Insights from the U.S. Lesson

As with other properties, formal instruction of the DP in the U.S. lessons generally started with its definition, followed by how the property could be applied for computation. Under this approach, the DP was directly told to students and there was no need for students to solve a problem to identify this property nor did they need to make any generalizations or abstraction because the most abstract version of the property had already been given to them. This is in direct contrast to the aforementioned Chinese approach that introduces the DP through problem solving in one lesson and then applies the DP to computation in the later lessons. Moreover, most U.S. lessons tended to treat the DP as more of a computational strategy than a basic property. In this sense, teachers focused entirely on the “distribution” aspect of the distributive property by presenting it as a tool meant to break numbers apart and then maneuver around parentheses. In fact, I noticed that some teacher language conveyed a possible misconception that the DP was equivalent to the breaking apart process (e.g., treating breaking 13 into 10 + 3 as the use of the DP). A typical statement I heard was, “This shows the distributive property, or breaking our numbers apart, in a different way.”

Despite the cross-cultural differences, several of my observed U.S. lessons from the project contributed insights into the teaching of the DP. First, the array/area model was widely used in the U.S. lessons both for formal and informal teaching. Very often, the array/area model was also broken apart in different ways, which provided opportunities for students to reason about various computational strategics. Second, some teachers asked students to add a story context to the array model in a way that enriched the representation use and potentially enabled sense-making. Along with these rich representations, U.S. students in some classrooms came up with insightful suggestions that brought up opportunities for introducing the DP. Below I elaborate on these insights.

The Array/Area Model: Breaking Apart in Different Ways

The array/area model was used widely and elegantly across the U.S. but not Chinese lessons in my project. Figure 3.3 in Section 3.4 shows an example of such an array model drawn on graphing paper on the smart board. Similarly, I observed a G3 teacher project a 4-by-6 array on the board and ask students how they could determine the product. The teacher recorded six different student strategies to break down the array and find the answer, including (a) count by 6s, (b) count by 4s, (c) count by 3s to 18 and then count by 2s to 6, (d) break the array into two sets of 2-by-6 (2x6=12,12 + 12 = 24), (e) break the array further into four sets of “2 x 3”, and (f) break the array into 3 groups of 8. The above strategies demonstrate the power of the array model in aiding class discussion and assisting students’ reasoning. The array model could be widely adapted by Chinese teachers during the teaching of multiplication facts. Earlier, I reported that a Chinese teacher who taught the multiplication Koujue for 7 revised the equal groups model (suggested by the textbook) to an array model. That was a great example of how array models could be integrated into Chinese lessons to maximize students’ learning.

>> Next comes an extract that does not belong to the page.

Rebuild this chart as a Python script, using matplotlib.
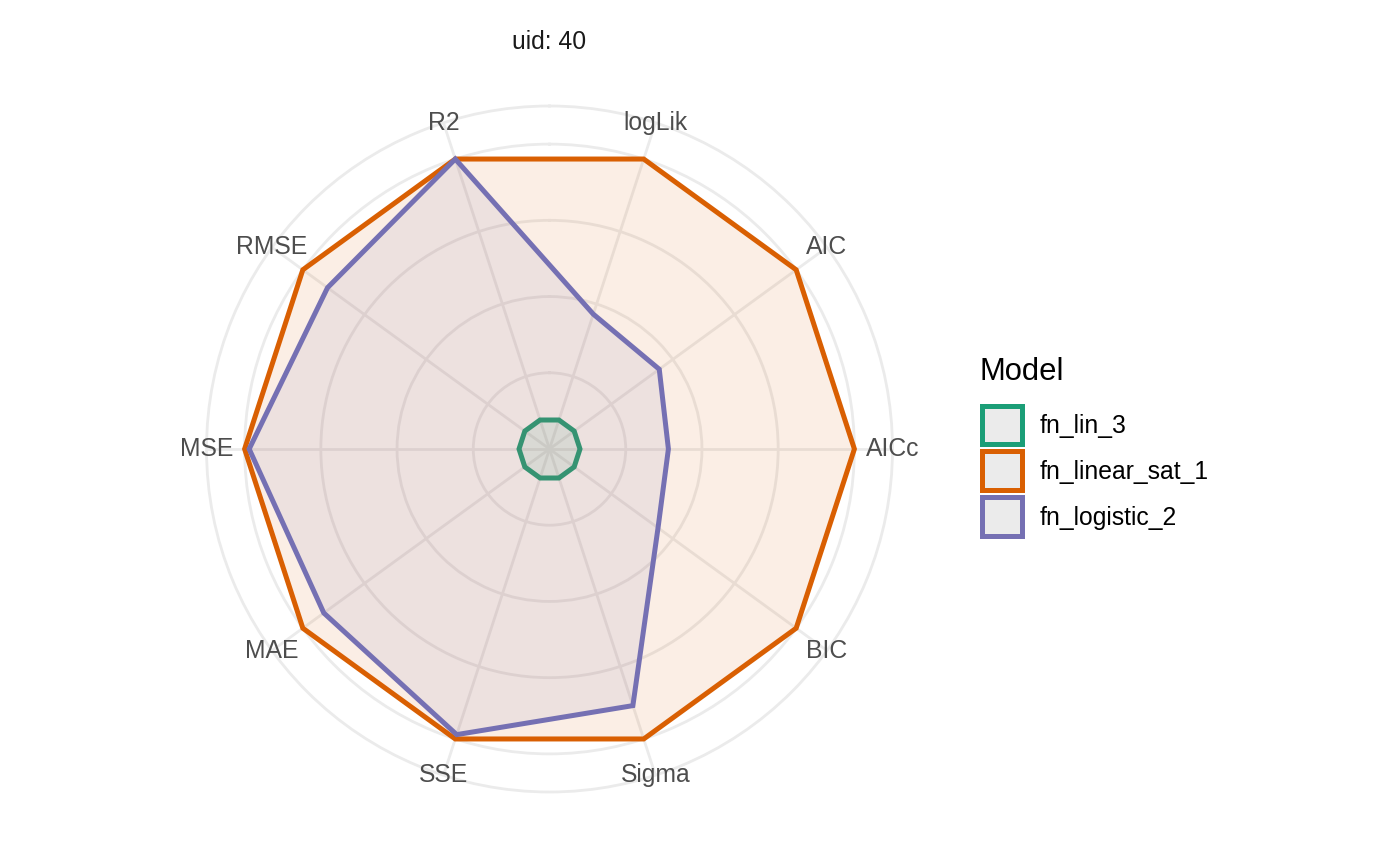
import numpy as np
import matplotlib.pyplot as plt
import matplotlib.colors as mcolors
from matplotlib.patches import Patch

plt.rcParams["font.family"] = ["Liberation Sans", "DejaVu Sans"]

# Metrics around the radar (clockwise from just left of the top)
metrics = ["R2", "logLik", "AIC", "AICc", "BIC",
           "Sigma", "SSE", "MAE", "MSE", "RMSE"]

# Scaled scores per model (0..1 on the radial axis)
models = ["fn_lin_3", "fn_linear_sat_1", "fn_logistic_2"]
fn_lin_3 = [0.10, 0.10, 0.10, 0.10, 0.10, 0.10, 0.10, 0.10, 0.10, 0.10]
fn_linear_sat_1 = [1.0, 1.0, 1.0, 1.0, 1.0, 1.0, 1.0, 1.0, 1.0, 1.0]
fn_logistic_2 = [1.0, 0.465, 0.445, 0.39, 0.44,
                 0.885, 0.985, 0.915, 0.985, 0.90]
colors = ["#1B9E77", "#D95F02", "#7570B3"]

title = "uid: 40"
legend_title = "Model"
grid_col = "#EBEBEB"

W, H = 1400, 866
fig = plt.figure(figsize=(W / 100, H / 100), dpi=100)

# panel: centre (549.5, 449) px, outer radius 343 px
cx, cy, rad = 549.5, 449, 343
ax = fig.add_axes([(cx - rad) / W, (H - cy - rad) / H, 2 * rad / W, 2 * rad / H],
                  projection="polar")
ax.set_theta_zero_location("N")
ax.set_theta_direction(-1)

theta = np.mod(np.deg2rad(np.arange(len(metrics)) * 36 - 18), 2 * np.pi)
rmax = 1.125
ax.set_xticks(theta)
ax.set_xticklabels([])
ax.set_xlim(0, 2 * np.pi)
ax.set_yticks([0.25, 0.5, 0.75, 1.0])
ax.set_yticklabels([])
ax.set_ylim(0, rmax)
ax.tick_params(length=0)
ax.grid(True, color=grid_col, lw=2.0)
ax.spines["polar"].set_color(grid_col)
ax.spines["polar"].set_linewidth(2.0)
ax.set_axisbelow(True)

series = [fn_lin_3, fn_linear_sat_1, fn_logistic_2]
for vals, col in zip(series, colors):
    t = np.append(theta, theta[0])
    r = np.append(vals, vals[0])
    ax.fill(t, r, facecolor=mcolors.to_rgba(col, 0.1), edgecolor=col,
            lw=3.6, joinstyle="miter")

for t, name in zip(theta, metrics):
    ax.text(t, rmax, name, ha="center", va="center", fontsize=17.8,
            color="#4D4D4D")

fig.text(cx / W, 1 - 42 / H, title, ha="center", va="center",
         fontsize=17.8, color="#1A1A1A")

# legend: title as plain text, keys packed below it
fig.text(979 / W, 1 - 372 / H, legend_title, ha="left", va="center",
         fontsize=22.3, color="black")
handles = [Patch(facecolor="#EBEBEB", edgecolor=c, lw=3.6) for c in colors]
leg = fig.legend(handles, models, loc="upper left",
                 bbox_to_anchor=(982.5 / W, 1 - 405.5 / H), frameon=False,
                 fontsize=17.8, borderpad=0, borderaxespad=0,
                 handlelength=1.58, handleheight=2.05, labelspacing=0.28,
                 handletextpad=0.75)

fig.savefig("out.png", dpi=100)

I have also observed that U.S. lessons have some room to enhance the use of array models. Aligned with the textbook presentation, the above lesson only involved arrays while its follow-up lesson contained numbers. Although both lessons implicitly involved the DP, there lacked explicit connections between these two. For instance, in the follow-up lesson, the class came up with the following strategies for 8x6, (a) start with 4 x 12, and then solve it as 4 x 10 and 4 x 2, (b) start with 8 x 3 = 24, and then 24 + 24 = 48, and (c) start with 10x6 and then subtract 12. These strategies demonstrated students’ tremendous potential to learn the DP. To reach this potential, the teacher could have made explicit connections between the array model and numerical representations rather than keeping them separate. For instance, the teacher could have transformed the array-based strategies into number sentences in the first lesson and, conversely, she could have also linked the number strategies back to the array model in the second lesson. Moreover, I suggest asking a few deep questions about students’ strategies to reinforce these connections. For instance, when solving 8x6, students proposed 10x6 and then subtracting 12 as a solution. The teacher could have followed up by asking why this strategy worked. As seen from Chinese lessons, students could be guided to understand such a strategy based on the equal groups meaning (e.g., 8 rows of 6 is the same as taking 2 rows of 6 away from 10 rows of 6). In addition, after multiple strategies were proposed (in either the array or the numerical lesson), the teacher could have asked comparison questions to help students understand that these strategies share the common feature of breaking apart a factor to multiply. Addressing the undergirding patterns may contribute, either implicitly or explicitly, to students’ understanding of the DP.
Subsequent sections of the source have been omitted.